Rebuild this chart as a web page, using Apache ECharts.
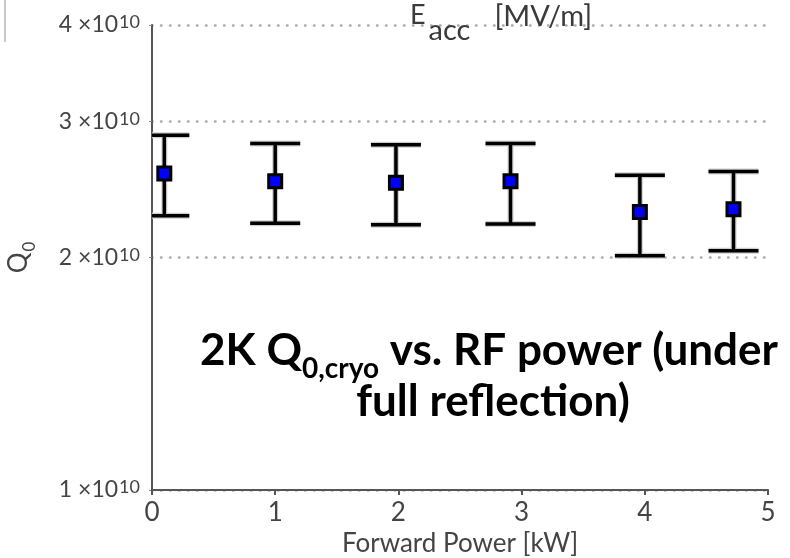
<!DOCTYPE html>
<html><head><meta charset="utf-8">
<script src="https://cdn.jsdelivr.net/npm/echarts@6/dist/echarts.min.js"></script>
<style>html,body{margin:0;padding:0;background:#fff}#c{width:790px;height:558px}</style>
</head><body><div id="c"></div>
<script>
// Forward power [kW]
const forwardPower = [0.1, 1.0, 1.98, 2.91, 3.96, 4.72];
// Q0 central values and error-bar bounds
const q0 = [2.57e10, 2.51e10, 2.50e10, 2.51e10, 2.29e10, 2.31e10];
const q0Upper = [2.88e10, 2.81e10, 2.80e10, 2.81e10, 2.555e10, 2.585e10];
const q0Lower = [2.265e10, 2.215e10, 2.205e10, 2.21e10, 2.01e10, 2.04e10];
// Axis ticks
const xTicks = [0, 1, 2, 3, 4, 5];
const yTicks = [1e10, 2e10, 3e10, 4e10];

const FONT = 'Lato, "DejaVu Sans", sans-serif';
const TXT = '#444';

const points = forwardPower.map((x, i) => [x, q0[i]]);
const bars = forwardPower.map((x, i) => [x, q0Lower[i], q0Upper[i]]);

const chart = echarts.init(document.getElementById('c'), null, {renderer: 'canvas'});
chart.setOption({
  animation: false,
  backgroundColor: '#fff',
  grid: {left: 152, right: 22, top: 25, bottom: 68, containLabel: false, outerBoundsMode: 'none'},
  xAxis: {
    type: 'value', min: xTicks[0], max: xTicks[xTicks.length - 1], interval: 1,
    axisLine: {show: true, lineStyle: {color: '#555', width: 2}},
    axisTick: {show: true, length: 5, lineStyle: {color: '#555', width: 2}},
    axisLabel: {fontSize: 26, color: TXT, fontFamily: FONT, margin: 10},
    splitLine: {show: false},
    name: 'Forward Power [kW]', nameLocation: 'middle', nameGap: 39,
    nameTextStyle: {fontSize: 26, color: TXT, fontFamily: FONT}
  },
  yAxis: {
    type: 'log', logBase: 10, min: yTicks[0], max: yTicks[yTicks.length - 1],
    axisLine: {show: true, lineStyle: {color: '#555', width: 2}},
    axisTick: {show: true, customValues: yTicks, length: 3, lineStyle: {color: '#888', width: 1}},
    axisLabel: {
      customValues: yTicks, margin: 12, fontFamily: FONT,
      formatter: function (v) {
        const m = Math.round(v / 1e10);
        return '{m|' + m + ' \u00d710}{s|10}';
      },
      rich: {
        m: {fontSize: 23, color: TXT, fontFamily: FONT, lineHeight: 23, verticalAlign: 'bottom', padding: [13, 0, 0, 0]},
        s: {fontSize: 18, color: TXT, fontFamily: FONT, lineHeight: 18, verticalAlign: 'top', padding: [0, 0, 0, 1]}
      }
    },
    splitLine: {show: true, lineStyle: {type: [0.5, 8.5], color: '#aaa', width: 2.5, cap: 'round'}},
    name: '{q|Q}{s|0}', nameLocation: 'middle', nameRotate: 90, nameGap: 120,
    nameTextStyle: {
      rich: {
        q: {fontSize: 26, color: TXT, fontFamily: FONT, lineHeight: 26, verticalAlign: 'top'},
        s: {fontSize: 17, color: TXT, fontFamily: FONT, lineHeight: 17, verticalAlign: 'top', padding: [15, 0, 0, 1]}
      }
    }
  },
  series: [
    {
      type: 'custom', data: bars, clip: true, z: 2,
      encode: {x: 0, y: [1, 2]},
      renderItem: function (params, api) {
        const x = api.value(0);
        const pLo = api.coord([x, api.value(1)]);
        const pHi = api.coord([x, api.value(2)]);
        const hw = 25;
        const segs = [
          [pHi[0], pHi[1], pLo[0], pLo[1]],
          [pHi[0] - hw, pHi[1], pHi[0] + hw, pHi[1]],
          [pLo[0] - hw, pLo[1], pLo[0] + hw, pLo[1]]
        ];
        const children = [];
        segs.forEach(s => children.push({type: 'line', shape: {x1: s[0], y1: s[1], x2: s[2], y2: s[3]}, style: {stroke: '#cfcfcf', lineWidth: 6}}));
        segs.forEach(s => children.push({type: 'line', shape: {x1: s[0], y1: s[1], x2: s[2], y2: s[3]}, style: {stroke: '#000', lineWidth: 3.5}}));
        return {type: 'group', children: children};
      }
    },
    {
      type: 'scatter', data: points, z: 3, clip: false,
      symbol: 'rect', symbolSize: 13,
      itemStyle: {color: '#0000ff', borderColor: '#000', borderWidth: 3, opacity: 1}
    }
  ],
  graphic: [
    {type: 'line', shape: {x1: 5, y1: 0, x2: 5, y2: 42}, style: {stroke: '#c8c8c8', lineWidth: 2}},
    {
      type: 'text', x: 410, y: 2, z: 10,
      style: {
        text: '{e|E}{a|acc}{m|[MV/m]}', align: 'left', verticalAlign: 'top',
        rich: {
          e: {fontSize: 27, fill: '#3a3a3a', fontFamily: FONT, lineHeight: 27, verticalAlign: 'top'},
          a: {fontSize: 29, fill: '#3a3a3a', fontFamily: FONT, lineHeight: 29, verticalAlign: 'top', padding: [14, 0, 0, 3]},
          m: {fontSize: 29, fill: '#3a3a3a', fontFamily: FONT, lineHeight: 29, verticalAlign: 'top', padding: [0, 0, 0, 24]}
        }
      }
    },
    {
      type: 'text', x: 489, y: 329, z: 10,
      style: {
        text: '{b|2K Q}{s|0,cryo}{b| vs. RF power (under}', align: 'center', verticalAlign: 'top',
        rich: {
          b: {fontSize: 44, fontWeight: 'bold', fill: '#000', fontFamily: FONT, lineHeight: 44, verticalAlign: 'top'},
          s: {fontSize: 28, fontWeight: 'bold', fill: '#000', fontFamily: FONT, lineHeight: 28, verticalAlign: 'top', padding: [26, 0, 0, 0]}
        }
      }
    },
    {
      type: 'text', x: 493, y: 380, z: 10,
      style: {
        text: 'full reflection)', align: 'center', verticalAlign: 'top',
        fontSize: 44, fontWeight: 'bold', fill: '#000', fontFamily: FONT, lineHeight: 44
      }
    }
  ]
});
</script>
</body></html>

## WHAT IS ASKED
Copy the whole of the material above exactly, but not its images.

## ANSWER TO THE TASK
Rebuild this chart as a web page, using Apache ECharts.
<!DOCTYPE html>
<html><head><meta charset="utf-8">
<script src="https://cdn.jsdelivr.net/npm/echarts@6/dist/echarts.min.js"></script>
<style>html,body{margin:0;padding:0;background:#fff}#c{width:790px;height:558px}</style>
</head><body><div id="c"></div>
<script>
// Forward power [kW]
const forwardPower = [0.1, 1.0, 1.98, 2.91, 3.96, 4.72];
// Q0 central values and error-bar bounds
const q0 = [2.57e10, 2.51e10, 2.50e10, 2.51e10, 2.29e10, 2.31e10];
const q0Upper = [2.88e10, 2.81e10, 2.80e10, 2.81e10, 2.555e10, 2.585e10];
const q0Lower = [2.265e10, 2.215e10, 2.205e10, 2.21e10, 2.01e10, 2.04e10];
// Axis ticks
const xTicks = [0, 1, 2, 3, 4, 5];
const yTicks = [1e10, 2e10, 3e10, 4e10];

const FONT = 'Lato, "DejaVu Sans", sans-serif';
const TXT = '#444';

const points = forwardPower.map((x, i) => [x, q0[i]]);
const bars = forwardPower.map((x, i) => [x, q0Lower[i], q0Upper[i]]);

const chart = echarts.init(document.getElementById('c'), null, {renderer: 'canvas'});
chart.setOption({
  animation: false,
  backgroundColor: '#fff',
  grid: {left: 152, right: 22, top: 25, bottom: 68, containLabel: false, outerBoundsMode: 'none'},
  xAxis: {
    type: 'value', min: xTicks[0], max: xTicks[xTicks.length - 1], interval: 1,
    axisLine: {show: true, lineStyle: {color: '#555', width: 2}},
    axisTick: {show: true, length: 5, lineStyle: {color: '#555', width: 2}},
    axisLabel: {fontSize: 26, color: TXT, fontFamily: FONT, margin: 10},
    splitLine: {show: false},
    name: 'Forward Power [kW]', nameLocation: 'middle', nameGap: 39,
    nameTextStyle: {fontSize: 26, color: TXT, fontFamily: FONT}
  },
  yAxis: {
    type: 'log', logBase: 10, min: yTicks[0], max: yTicks[yTicks.length - 1],
    axisLine: {show: true, lineStyle: {color: '#555', width: 2}},
    axisTick: {show: true, customValues: yTicks, length: 3, lineStyle: {color: '#888', width: 1}},
    axisLabel: {
      customValues: yTicks, margin: 12, fontFamily: FONT,
      formatter: function (v) {
        const m = Math.round(v / 1e10);
        return '{m|' + m + ' \u00d710}{s|10}';
      },
      rich: {
        m: {fontSize: 23, color: TXT, fontFamily: FONT, lineHeight: 23, verticalAlign: 'bottom', padding: [13, 0, 0, 0]},
        s: {fontSize: 18, color: TXT, fontFamily: FONT, lineHeight: 18, verticalAlign: 'top', padding: [0, 0, 0, 1]}
      }
    },
    splitLine: {show: true, lineStyle: {type: [0.5, 8.5], color: '#aaa', width: 2.5, cap: 'round'}},
    name: '{q|Q}{s|0}', nameLocation: 'middle', nameRotate: 90, nameGap: 120,
    nameTextStyle: {
      rich: {
        q: {fontSize: 26, color: TXT, fontFamily: FONT, lineHeight: 26, verticalAlign: 'top'},
        s: {fontSize: 17, color: TXT, fontFamily: FONT, lineHeight: 17, verticalAlign: 'top', padding: [15, 0, 0, 1]}
      }
    }
  },
  series: [
    {
      type: 'custom', data: bars, clip: true, z: 2,
      encode: {x: 0, y: [1, 2]},
      renderItem: function (params, api) {
        const x = api.value(0);
        const pLo = api.coord([x, api.value(1)]);
        const pHi = api.coord([x, api.value(2)]);
        const hw = 25;
        const segs = [
          [pHi[0], pHi[1], pLo[0], pLo[1]],
          [pHi[0] - hw, pHi[1], pHi[0] + hw, pHi[1]],
          [pLo[0] - hw, pLo[1], pLo[0] + hw, pLo[1]]
        ];
        const children = [];
        segs.forEach(s => children.push({type: 'line', shape: {x1: s[0], y1: s[1], x2: s[2], y2: s[3]}, style: {stroke: '#cfcfcf', lineWidth: 6}}));
        segs.forEach(s => children.push({type: 'line', shape: {x1: s[0], y1: s[1], x2: s[2], y2: s[3]}, style: {stroke: '#000', lineWidth: 3.5}}));
        return {type: 'group', children: children};
      }
    },
    {
      type: 'scatter', data: points, z: 3, clip: false,
      symbol: 'rect', symbolSize: 13,
      itemStyle: {color: '#0000ff', borderColor: '#000', borderWidth: 3, opacity: 1}
    }
  ],
  graphic: [
    {type: 'line', shape: {x1: 5, y1: 0, x2: 5, y2: 42}, style: {stroke: '#c8c8c8', lineWidth: 2}},
    {
      type: 'text', x: 410, y: 2, z: 10,
      style: {
        text: '{e|E}{a|acc}{m|[MV/m]}', align: 'left', verticalAlign: 'top',
        rich: {
          e: {fontSize: 27, fill: '#3a3a3a', fontFamily: FONT, lineHeight: 27, verticalAlign: 'top'},
          a: {fontSize: 29, fill: '#3a3a3a', fontFamily: FONT, lineHeight: 29, verticalAlign: 'top', padding: [14, 0, 0, 3]},
          m: {fontSize: 29, fill: '#3a3a3a', fontFamily: FONT, lineHeight: 29, verticalAlign: 'top', padding: [0, 0, 0, 24]}
        }
      }
    },
    {
      type: 'text', x: 489, y: 329, z: 10,
      style: {
        text: '{b|2K Q}{s|0,cryo}{b| vs. RF power (under}', align: 'center', verticalAlign: 'top',
        rich: {
          b: {fontSize: 44, fontWeight: 'bold', fill: '#000', fontFamily: FONT, lineHeight: 44, verticalAlign: 'top'},
          s: {fontSize: 28, fontWeight: 'bold', fill: '#000', fontFamily: FONT, lineHeight: 28, verticalAlign: 'top', padding: [26, 0, 0, 0]}
        }
      }
    },
    {
      type: 'text', x: 493, y: 380, z: 10,
      style: {
        text: 'full reflection)', align: 'center', verticalAlign: 'top',
        fontSize: 44, fontWeight: 'bold', fill: '#000', fontFamily: FONT, lineHeight: 44
      }
    }
  ]
});
</script>
</body></html>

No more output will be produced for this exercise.